## [Written exercise]
Repeat the full listing below verbatim and keep the images out.

## [Material for this exercise]
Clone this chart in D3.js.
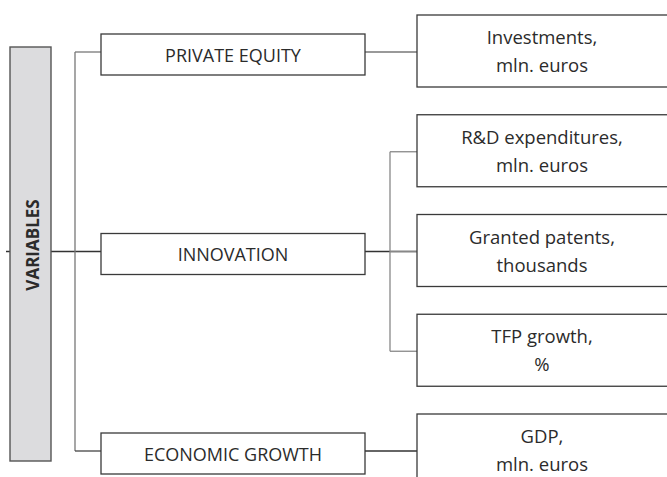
<!DOCTYPE html>
<meta charset="utf-8">
<body style="margin:0;background:#fff">
<script src="https://d3js.org/d3.v7.min.js"></script>
<script>

// diagram content
var rootLabel = 'VARIABLES';
var groups = ['PRIVATE EQUITY', 'INNOVATION', 'ECONOMIC GROWTH'];
var indicators = [
  ['Investments,', 'mln. euros'],
  ['R&D expenditures,', 'mln. euros'],
  ['Granted patents,', 'thousands'],
  ['TFP growth,', '%'],
  ['GDP,', 'mln. euros']
];
var indicatorGroup = [0, 1, 1, 1, 2];

var W = 667, H = 477;
var FONT = 'Open Sans, Lato, sans-serif';

var svg = d3.select('body').append('svg')
    .attr('width', W)
    .attr('height', H);

// rows of the right-hand boxes
var row = d3.scaleLinear().domain([0, indicators.length - 1]).range([15, 414]);
var rowH = 72;
var rowMid = i => row(i) + rowH / 2 + 1;

var root = {x: 10, y: 47, w: 41, h: 414};
var mid = {x: 101, w: 264, h: 41};
var leaf = {x: 417, w: 254};
var trunkX = 75, branchX = 390;

// y of each group's connector = centre of its middle indicator
var groupY = groups.map((g, gi) => {
  var rows = indicatorGroup.map((v, i) => v === gi ? i : -1).filter(i => i >= 0);
  return rowMid(rows[Math.floor(rows.length / 2)]);
});

var line = (x1, y1, x2, y2, c) => {
  svg.append('line')
    .attr('x1', x1).attr('y1', y1)
    .attr('x2', x2).attr('y2', y2)
    .attr('stroke', c || '#777')
    .attr('stroke-width', 1.3);
};

// connectors (drawn first so boxes sit on top)
line(6, groupY[1], mid.x, groupY[1], '#333');
line(trunkX, groupY[0], trunkX, groupY[2]);
line(trunkX, groupY[0], mid.x, groupY[0]);
line(trunkX, groupY[2], mid.x, groupY[2], '#444');

groups.forEach((g, gi) => {
  var rows = indicatorGroup.map((v, i) => v === gi ? i : -1).filter(i => i >= 0);
  line(mid.x + mid.w, groupY[gi], leaf.x, groupY[gi], gi === 0 ? '#777' : '#333');
  if (rows.length > 1) {
    var top = rowMid(rows[0]), bot = rowMid(rows[rows.length - 1]);
    line(branchX, top, branchX, bot, '#888');
    rows.forEach(r => line(branchX, rowMid(r), leaf.x, rowMid(r), '#888'));
  }
});

// root box
svg.append('rect')
  .attr('x', root.x).attr('y', root.y)
  .attr('width', root.w).attr('height', root.h)
  .attr('fill', '#dcdcde')
  .attr('stroke', '#555')
  .attr('stroke-width', 1.4);

svg.append('text')
  .text(rootLabel)
  .attr('transform', `translate(${root.x + root.w / 2 + 2},245) rotate(-90)`)
  .attr('text-anchor', 'middle')
  .attr('dominant-baseline', 'central')
  .attr('font-family', FONT)
  .attr('font-weight', 'bold')
  .attr('font-size', 17)
  .attr('fill', '#2b2b2b');

// group boxes
var gSel = svg.selectAll('g.group').data(groups).enter().append('g').attr('class', 'group');
gSel.append('rect')
  .attr('x', mid.x)
  .attr('y', (d, i) => groupY[i] - 18)
  .attr('width', mid.w).attr('height', mid.h)
  .attr('fill', '#fff')
  .attr('stroke', '#3a3a3a')
  .attr('stroke-width', 1.3);
gSel.append('text')
  .text(d => d)
  .attr('x', mid.x + mid.w / 2)
  .attr('y', (d, i) => groupY[i] + 2.5)
  .attr('text-anchor', 'middle')
  .attr('dominant-baseline', 'central')
  .attr('font-family', FONT)
  .attr('font-size', 18)
  .attr('fill', '#2b2b2b');

// indicator boxes
var lSel = svg.selectAll('g.leaf').data(indicators).enter().append('g').attr('class', 'leaf');
lSel.append('rect')
  .attr('x', leaf.x)
  .attr('y', (d, i) => row(i))
  .attr('width', leaf.w).attr('height', rowH)
  .attr('fill', '#fff')
  .attr('stroke', '#3a3a3a')
  .attr('stroke-width', 1.3);
lSel.each(function(d, i) {
  var t = d3.select(this).append('text')
    .attr('text-anchor', 'middle')
    .attr('font-family', FONT)
    .attr('font-size', 18.5)
    .attr('fill', '#2b2b2b');
  d.forEach((s, k) => {
    t.append('tspan')
      .attr('x', leaf.x + 125)
      .attr('y', row(i) + 29 + k * 28)
      .text(s);
  });
});

</script>
</body>
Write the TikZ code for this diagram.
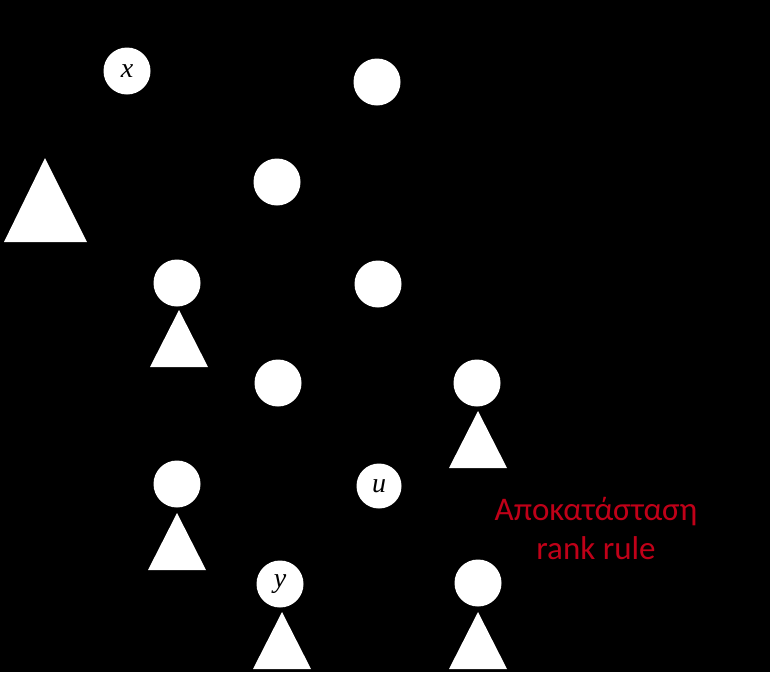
\documentclass[tikz,border=0pt]{standalone}
\usepackage{fontspec}
\newfontfamily\labelfont{Carlito}
\newfontfamily\varfont{Liberation Serif}
\usetikzlibrary{positioning}
\definecolor{rankred}{RGB}{192,0,24}

\begin{document}
\begin{tikzpicture}[x=1pt, y=-1pt,
    vertex/.style={circle, fill=white, minimum size=47pt, inner sep=0pt,
                   font=\varfont\itshape\fontsize{28}{28}\selectfont},
    subtree/.style={fill=white}]
    \fill[black] (0, 0) rectangle (770, 672);
    \useasboundingbox (0, 0) rectangle (770, 672);
    % nodes
    \node[vertex] (x) at (127, 71) {x};
    \node[vertex] (a) at (377, 82) {};
    \node[vertex] (b) at (277, 182) {};
    \node[vertex] (c) at (177, 283) {};
    \node[vertex] (d) at (378, 284) {};
    \node[vertex] (e) at (278, 383) {};
    \node[vertex] (f) at (477, 383) {};
    \node[vertex] (g) at (177, 484) {};
    \node[vertex, minimum size=45pt] (u) at (379, 486) {u};
    \node[vertex] (y) at (280, 584) {y};
    \node[vertex] (h) at (478, 583) {};
    % subtrees
    \fill[subtree] (45, 158) -- (4, 242) -- (87, 242) -- cycle;
    \foreach \px/\py in {179/310, 478/411, 177/513, 282/612, 478/612} {
        \fill[subtree] (\px, \py) -- ++(-29, 57) -- ++(58, 0) -- cycle;
    }
    % note
    \node[text=rankred, align=center, font=\labelfont\fontsize{33}{39}\selectfont]
        (note) at (596, 528) {Αποκατάσταση\\rank rule};
\end{tikzpicture}
\end{document}
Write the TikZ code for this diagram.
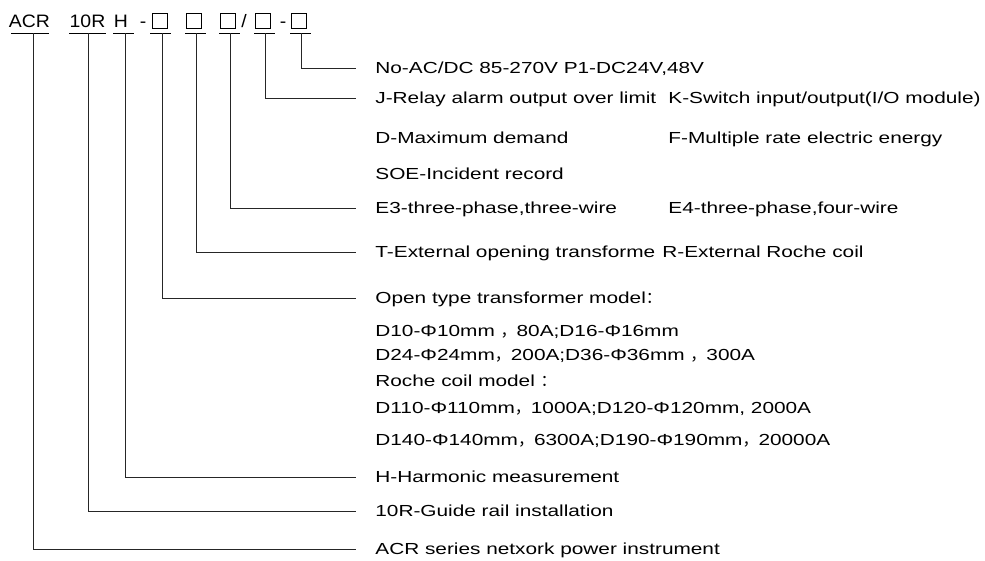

## [Written response]
Clone this chart in D3.js.
<!DOCTYPE html>
<meta charset="utf-8">
<body style="margin:0;background:#fff">
<script src="https://d3js.org/d3.v7.min.js"></script>
<script>

// diagram content
var rootLabel = 'VARIABLES';
var groups = ['PRIVATE EQUITY', 'INNOVATION', 'ECONOMIC GROWTH'];
var indicators = [
  ['Investments,', 'mln. euros'],
  ['R&D expenditures,', 'mln. euros'],
  ['Granted patents,', 'thousands'],
  ['TFP growth,', '%'],
  ['GDP,', 'mln. euros']
];
var indicatorGroup = [0, 1, 1, 1, 2];

var W = 667, H = 477;
var FONT = 'Open Sans, Lato, sans-serif';

var svg = d3.select('body').append('svg')
    .attr('width', W)
    .attr('height', H);

// rows of the right-hand boxes
var row = d3.scaleLinear().domain([0, indicators.length - 1]).range([15, 414]);
var rowH = 72;
var rowMid = i => row(i) + rowH / 2 + 1;

var root = {x: 10, y: 47, w: 41, h: 414};
var mid = {x: 101, w: 264, h: 41};
var leaf = {x: 417, w: 254};
var trunkX = 75, branchX = 390;

// y of each group's connector = centre of its middle indicator
var groupY = groups.map((g, gi) => {
  var rows = indicatorGroup.map((v, i) => v === gi ? i : -1).filter(i => i >= 0);
  return rowMid(rows[Math.floor(rows.length / 2)]);
});

var line = (x1, y1, x2, y2, c) => {
  svg.append('line')
    .attr('x1', x1).attr('y1', y1)
    .attr('x2', x2).attr('y2', y2)
    .attr('stroke', c || '#777')
    .attr('stroke-width', 1.3);
};

// connectors (drawn first so boxes sit on top)
line(6, groupY[1], mid.x, groupY[1], '#333');
line(trunkX, groupY[0], trunkX, groupY[2]);
line(trunkX, groupY[0], mid.x, groupY[0]);
line(trunkX, groupY[2], mid.x, groupY[2], '#444');

groups.forEach((g, gi) => {
  var rows = indicatorGroup.map((v, i) => v === gi ? i : -1).filter(i => i >= 0);
  line(mid.x + mid.w, groupY[gi], leaf.x, groupY[gi], gi === 0 ? '#777' : '#333');
  if (rows.length > 1) {
    var top = rowMid(rows[0]), bot = rowMid(rows[rows.length - 1]);
    line(branchX, top, branchX, bot, '#888');
    rows.forEach(r => line(branchX, rowMid(r), leaf.x, rowMid(r), '#888'));
  }
});

// root box
svg.append('rect')
  .attr('x', root.x).attr('y', root.y)
  .attr('width', root.w).attr('height', root.h)
  .attr('fill', '#dcdcde')
  .attr('stroke', '#555')
  .attr('stroke-width', 1.4);

svg.append('text')
  .text(rootLabel)
  .attr('transform', `translate(${root.x + root.w / 2 + 2},245) rotate(-90)`)
  .attr('text-anchor', 'middle')
  .attr('dominant-baseline', 'central')
  .attr('font-family', FONT)
  .attr('font-weight', 'bold')
  .attr('font-size', 17)
  .attr('fill', '#2b2b2b');

// group boxes
var gSel = svg.selectAll('g.group').data(groups).enter().append('g').attr('class', 'group');
gSel.append('rect')
  .attr('x', mid.x)
  .attr('y', (d, i) => groupY[i] - 18)
  .attr('width', mid.w).attr('height', mid.h)
  .attr('fill', '#fff')
  .attr('stroke', '#3a3a3a')
  .attr('stroke-width', 1.3);
gSel.append('text')
  .text(d => d)
  .attr('x', mid.x + mid.w / 2)
  .attr('y', (d, i) => groupY[i] + 2.5)
  .attr('text-anchor', 'middle')
  .attr('dominant-baseline', 'central')
  .attr('font-family', FONT)
  .attr('font-size', 18)
  .attr('fill', '#2b2b2b');

// indicator boxes
var lSel = svg.selectAll('g.leaf').data(indicators).enter().append('g').attr('class', 'leaf');
lSel.append('rect')
  .attr('x', leaf.x)
  .attr('y', (d, i) => row(i))
  .attr('width', leaf.w).attr('height', rowH)
  .attr('fill', '#fff')
  .attr('stroke', '#3a3a3a')
  .attr('stroke-width', 1.3);
lSel.each(function(d, i) {
  var t = d3.select(this).append('text')
    .attr('text-anchor', 'middle')
    .attr('font-family', FONT)
    .attr('font-size', 18.5)
    .attr('fill', '#2b2b2b');
  d.forEach((s, k) => {
    t.append('tspan')
      .attr('x', leaf.x + 125)
      .attr('y', row(i) + 29 + k * 28)
      .text(s);
  });
});

</script>
</body>
Write the TikZ code for this diagram.
\documentclass[tikz,border=0pt]{standalone}
\usepackage{fontspec}
\newfontfamily\labelfont{Carlito}
\newfontfamily\varfont{Liberation Serif}
\usetikzlibrary{positioning}
\definecolor{rankred}{RGB}{192,0,24}

\begin{document}
\begin{tikzpicture}[x=1pt, y=-1pt,
    vertex/.style={circle, fill=white, minimum size=47pt, inner sep=0pt,
                   font=\varfont\itshape\fontsize{28}{28}\selectfont},
    subtree/.style={fill=white}]
    \fill[black] (0, 0) rectangle (770, 672);
    \useasboundingbox (0, 0) rectangle (770, 672);
    % nodes
    \node[vertex] (x) at (127, 71) {x};
    \node[vertex] (a) at (377, 82) {};
    \node[vertex] (b) at (277, 182) {};
    \node[vertex] (c) at (177, 283) {};
    \node[vertex] (d) at (378, 284) {};
    \node[vertex] (e) at (278, 383) {};
    \node[vertex] (f) at (477, 383) {};
    \node[vertex] (g) at (177, 484) {};
    \node[vertex, minimum size=45pt] (u) at (379, 486) {u};
    \node[vertex] (y) at (280, 584) {y};
    \node[vertex] (h) at (478, 583) {};
    % subtrees
    \fill[subtree] (45, 158) -- (4, 242) -- (87, 242) -- cycle;
    \foreach \px/\py in {179/310, 478/411, 177/513, 282/612, 478/612} {
        \fill[subtree] (\px, \py) -- ++(-29, 57) -- ++(58, 0) -- cycle;
    }
    % note
    \node[text=rankred, align=center, font=\labelfont\fontsize{33}{39}\selectfont]
        (note) at (596, 528) {Αποκατάσταση\\rank rule};
\end{tikzpicture}
\end{document}
Write the TikZ code for this diagram.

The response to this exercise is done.